After a busy busy week of playwriting and writing plays, we are finally back, ladies and gentlemen, quickly checking in.
You may know this man as a wind-up bunny, a lazy tiger, or perhaps a swarm of bees (all of the bees). Our resident playwright and furry-by-coercion, Isaiah was an invaluable presence in our weeks of blood and tears in writing and practicing our plays, so kudos to him for dealing with our bunch of endearingly deranged Cdubs.
This was also the only picture I have on my camera, alongside all the videos, so. Videos! More to come on our Playwriting unit! Check in later for exclusive behind-the-scenes footage of never-before-seen secrets and surprises, oh my! Or something like that. It’s mostly me throwing fake money at the camera. Secret to our success, guys. All of the legitimacy.

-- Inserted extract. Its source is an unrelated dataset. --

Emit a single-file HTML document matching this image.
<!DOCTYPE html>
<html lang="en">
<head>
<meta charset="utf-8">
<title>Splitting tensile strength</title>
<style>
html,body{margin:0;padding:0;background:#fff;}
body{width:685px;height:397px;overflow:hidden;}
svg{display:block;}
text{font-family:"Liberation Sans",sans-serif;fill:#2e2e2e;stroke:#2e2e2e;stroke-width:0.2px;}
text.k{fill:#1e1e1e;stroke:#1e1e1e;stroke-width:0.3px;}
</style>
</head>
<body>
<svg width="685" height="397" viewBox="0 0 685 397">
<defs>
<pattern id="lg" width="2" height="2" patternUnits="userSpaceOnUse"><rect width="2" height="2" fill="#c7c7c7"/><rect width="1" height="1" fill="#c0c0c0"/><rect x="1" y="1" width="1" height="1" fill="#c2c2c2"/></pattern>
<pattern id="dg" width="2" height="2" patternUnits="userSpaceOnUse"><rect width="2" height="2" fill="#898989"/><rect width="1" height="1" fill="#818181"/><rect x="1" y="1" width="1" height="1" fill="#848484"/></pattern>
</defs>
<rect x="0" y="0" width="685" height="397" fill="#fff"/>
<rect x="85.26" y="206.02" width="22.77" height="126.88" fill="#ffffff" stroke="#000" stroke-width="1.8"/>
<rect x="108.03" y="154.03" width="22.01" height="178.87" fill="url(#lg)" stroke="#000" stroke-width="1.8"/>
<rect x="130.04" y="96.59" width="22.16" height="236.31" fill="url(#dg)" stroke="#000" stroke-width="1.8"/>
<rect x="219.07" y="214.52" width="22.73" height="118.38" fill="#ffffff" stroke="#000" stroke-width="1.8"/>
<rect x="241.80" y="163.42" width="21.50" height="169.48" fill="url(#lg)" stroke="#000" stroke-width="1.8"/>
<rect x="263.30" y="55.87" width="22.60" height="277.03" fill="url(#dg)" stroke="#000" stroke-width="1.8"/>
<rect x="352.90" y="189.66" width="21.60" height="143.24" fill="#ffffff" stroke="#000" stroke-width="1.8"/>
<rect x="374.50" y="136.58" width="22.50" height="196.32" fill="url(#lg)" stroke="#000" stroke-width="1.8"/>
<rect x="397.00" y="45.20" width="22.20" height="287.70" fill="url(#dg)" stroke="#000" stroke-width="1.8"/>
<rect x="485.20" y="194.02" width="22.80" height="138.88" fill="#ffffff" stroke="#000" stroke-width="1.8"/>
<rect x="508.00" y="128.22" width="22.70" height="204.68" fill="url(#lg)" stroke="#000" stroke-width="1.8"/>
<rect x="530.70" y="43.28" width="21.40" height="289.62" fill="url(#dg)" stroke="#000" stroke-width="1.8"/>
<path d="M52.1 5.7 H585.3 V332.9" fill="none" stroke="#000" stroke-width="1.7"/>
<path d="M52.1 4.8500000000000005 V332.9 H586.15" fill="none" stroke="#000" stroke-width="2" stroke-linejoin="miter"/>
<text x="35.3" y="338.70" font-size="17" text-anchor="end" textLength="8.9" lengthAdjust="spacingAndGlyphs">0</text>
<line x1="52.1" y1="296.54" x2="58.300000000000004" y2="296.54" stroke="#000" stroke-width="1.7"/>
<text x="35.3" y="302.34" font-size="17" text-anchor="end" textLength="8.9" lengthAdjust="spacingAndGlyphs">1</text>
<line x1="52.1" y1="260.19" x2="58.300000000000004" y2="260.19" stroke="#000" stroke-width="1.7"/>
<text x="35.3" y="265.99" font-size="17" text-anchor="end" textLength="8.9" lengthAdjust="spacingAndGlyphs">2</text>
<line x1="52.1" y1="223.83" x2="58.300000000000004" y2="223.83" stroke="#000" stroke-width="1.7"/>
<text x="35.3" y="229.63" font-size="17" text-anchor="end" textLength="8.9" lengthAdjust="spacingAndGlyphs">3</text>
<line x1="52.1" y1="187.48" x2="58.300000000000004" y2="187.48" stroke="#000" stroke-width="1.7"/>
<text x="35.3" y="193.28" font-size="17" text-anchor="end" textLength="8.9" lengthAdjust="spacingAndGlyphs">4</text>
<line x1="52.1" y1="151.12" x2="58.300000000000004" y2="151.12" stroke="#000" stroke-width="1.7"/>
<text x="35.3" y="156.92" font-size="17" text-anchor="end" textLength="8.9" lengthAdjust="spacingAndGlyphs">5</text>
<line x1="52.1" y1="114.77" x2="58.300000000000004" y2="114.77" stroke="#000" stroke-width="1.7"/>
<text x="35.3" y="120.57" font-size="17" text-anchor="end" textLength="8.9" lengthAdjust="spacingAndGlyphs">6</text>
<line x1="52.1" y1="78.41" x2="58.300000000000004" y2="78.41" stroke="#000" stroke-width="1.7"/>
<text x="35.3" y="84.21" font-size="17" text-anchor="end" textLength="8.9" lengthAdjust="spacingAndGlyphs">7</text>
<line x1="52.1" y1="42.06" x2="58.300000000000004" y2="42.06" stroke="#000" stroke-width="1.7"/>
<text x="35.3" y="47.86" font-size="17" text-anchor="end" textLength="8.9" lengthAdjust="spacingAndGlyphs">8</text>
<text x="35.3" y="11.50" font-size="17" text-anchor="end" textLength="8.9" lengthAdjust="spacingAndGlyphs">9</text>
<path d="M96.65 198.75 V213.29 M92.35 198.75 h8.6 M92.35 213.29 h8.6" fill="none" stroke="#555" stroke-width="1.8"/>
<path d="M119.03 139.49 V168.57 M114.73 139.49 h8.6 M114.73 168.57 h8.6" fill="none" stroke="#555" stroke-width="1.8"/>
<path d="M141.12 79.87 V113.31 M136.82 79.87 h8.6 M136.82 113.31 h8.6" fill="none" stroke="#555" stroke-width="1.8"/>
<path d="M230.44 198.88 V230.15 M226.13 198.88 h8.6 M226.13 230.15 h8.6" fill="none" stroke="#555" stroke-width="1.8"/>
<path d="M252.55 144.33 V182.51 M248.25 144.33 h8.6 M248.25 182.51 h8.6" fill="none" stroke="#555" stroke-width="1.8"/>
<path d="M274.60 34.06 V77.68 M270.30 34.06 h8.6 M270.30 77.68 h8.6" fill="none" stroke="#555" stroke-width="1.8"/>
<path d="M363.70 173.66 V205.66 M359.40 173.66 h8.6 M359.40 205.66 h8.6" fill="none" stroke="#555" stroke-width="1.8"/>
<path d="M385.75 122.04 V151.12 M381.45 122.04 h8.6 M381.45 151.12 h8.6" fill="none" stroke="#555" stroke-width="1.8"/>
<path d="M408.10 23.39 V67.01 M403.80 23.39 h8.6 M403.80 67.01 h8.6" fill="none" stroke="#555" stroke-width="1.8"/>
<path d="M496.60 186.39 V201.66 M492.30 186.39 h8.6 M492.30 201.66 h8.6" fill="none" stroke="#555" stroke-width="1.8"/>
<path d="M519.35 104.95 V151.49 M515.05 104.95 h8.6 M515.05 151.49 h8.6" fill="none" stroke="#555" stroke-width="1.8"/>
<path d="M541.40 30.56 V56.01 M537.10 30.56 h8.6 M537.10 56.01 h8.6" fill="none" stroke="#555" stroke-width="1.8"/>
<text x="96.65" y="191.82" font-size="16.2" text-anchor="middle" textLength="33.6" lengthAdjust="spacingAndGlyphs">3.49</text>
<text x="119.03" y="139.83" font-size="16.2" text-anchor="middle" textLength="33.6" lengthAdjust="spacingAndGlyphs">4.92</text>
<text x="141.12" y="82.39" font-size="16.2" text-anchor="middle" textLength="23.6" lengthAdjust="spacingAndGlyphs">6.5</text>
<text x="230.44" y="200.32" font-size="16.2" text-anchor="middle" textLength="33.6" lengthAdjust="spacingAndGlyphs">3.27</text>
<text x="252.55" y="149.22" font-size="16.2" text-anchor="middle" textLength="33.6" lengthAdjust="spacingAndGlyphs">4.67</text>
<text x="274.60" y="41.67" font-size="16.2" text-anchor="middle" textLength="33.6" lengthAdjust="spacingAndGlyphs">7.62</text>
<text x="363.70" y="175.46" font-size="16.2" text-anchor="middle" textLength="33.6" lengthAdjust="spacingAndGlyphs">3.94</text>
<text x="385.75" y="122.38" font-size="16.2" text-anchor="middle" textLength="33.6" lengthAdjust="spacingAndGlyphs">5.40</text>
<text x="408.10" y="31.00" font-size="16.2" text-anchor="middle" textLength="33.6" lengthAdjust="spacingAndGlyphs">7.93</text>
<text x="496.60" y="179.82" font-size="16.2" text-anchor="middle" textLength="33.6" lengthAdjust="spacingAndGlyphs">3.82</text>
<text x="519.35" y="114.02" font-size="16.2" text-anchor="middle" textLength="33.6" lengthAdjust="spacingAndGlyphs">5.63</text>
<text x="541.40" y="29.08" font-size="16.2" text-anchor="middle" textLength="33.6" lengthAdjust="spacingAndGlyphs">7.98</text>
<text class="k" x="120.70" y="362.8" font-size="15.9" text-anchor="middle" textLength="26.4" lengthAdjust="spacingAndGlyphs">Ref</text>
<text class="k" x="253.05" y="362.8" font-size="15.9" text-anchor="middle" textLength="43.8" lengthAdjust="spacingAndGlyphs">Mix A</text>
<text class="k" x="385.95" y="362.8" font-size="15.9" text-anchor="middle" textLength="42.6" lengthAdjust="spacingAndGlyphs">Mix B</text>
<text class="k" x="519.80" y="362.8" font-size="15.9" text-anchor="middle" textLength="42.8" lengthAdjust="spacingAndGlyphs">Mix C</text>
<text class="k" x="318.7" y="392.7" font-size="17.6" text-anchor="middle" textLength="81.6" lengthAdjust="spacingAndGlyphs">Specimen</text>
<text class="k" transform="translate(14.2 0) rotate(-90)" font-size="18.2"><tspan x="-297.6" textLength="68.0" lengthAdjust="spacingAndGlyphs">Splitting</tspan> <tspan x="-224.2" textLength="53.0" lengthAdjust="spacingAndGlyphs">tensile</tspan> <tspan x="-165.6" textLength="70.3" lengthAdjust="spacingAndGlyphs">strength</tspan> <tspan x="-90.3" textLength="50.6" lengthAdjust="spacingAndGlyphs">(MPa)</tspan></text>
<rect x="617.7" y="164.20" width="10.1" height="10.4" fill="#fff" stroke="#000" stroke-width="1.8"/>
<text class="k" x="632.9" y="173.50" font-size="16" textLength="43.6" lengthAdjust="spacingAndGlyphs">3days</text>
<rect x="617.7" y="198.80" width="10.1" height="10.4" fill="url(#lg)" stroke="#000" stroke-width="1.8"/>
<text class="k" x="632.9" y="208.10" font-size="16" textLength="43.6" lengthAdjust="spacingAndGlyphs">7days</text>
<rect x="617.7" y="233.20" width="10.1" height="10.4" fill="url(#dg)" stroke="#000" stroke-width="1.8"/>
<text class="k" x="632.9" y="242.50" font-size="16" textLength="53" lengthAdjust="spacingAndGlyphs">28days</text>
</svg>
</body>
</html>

STAR testing this week! What does this mean for Creative Writing, you ask? Nothing much, actually. And you probably didn’t ask, but whatever. We are once more at the freelancing stage of our department’s heart and soul, scouring the mountains and deserts for Artists-in-Residence and soaking up their masterful artistry like the heinously dry sponges we are. Creative Writing gives “hanging us out to dry” a completely new meaning. How’s that for imagery?
Speaking of imagery, here’s an excerpt from Heather’s email of Thanks (capital T, you know that’s right). Unfortunately, formatting disallows me to portray the message in its original, exuberant series of bright neon highlights, but here is my best:
Thank-you to Carol LeMaitre for her fabulous work on the plays and to Carol and Joe for spontaneously hosting our first-ever post-performance party–it was GREAT!
Thank you A.S. Cobb for all your valuable coaching rehearsal week. You made an enormous difference, Officer Plank!
Thank you, Isaiah, for your dedication, patience, and animal magnetism. It’s only a matter of time before you’ll be on the Discovery Channel.
Finally and mostly, tsunami love for our Production Goddess, Keira, whose knowledge and understanding of theater, tech, and human nature is apparently inexhaustible (as is her absolutely wicked sense of humor). Four four years she has worked tirelessly to transform writers into actors, with results that are nothing less than magic.
Thanks to Keira, the students have developed better listening skills, deepened their ability to work together, learned basic stagecraft, and become more aware of the relationship between page and stage. But most of all, Keira has helped the students discover resources they did not know they possessed. They move forward with greater confidence in their own abilities–and for this we owe her an enormous debt of gratitude.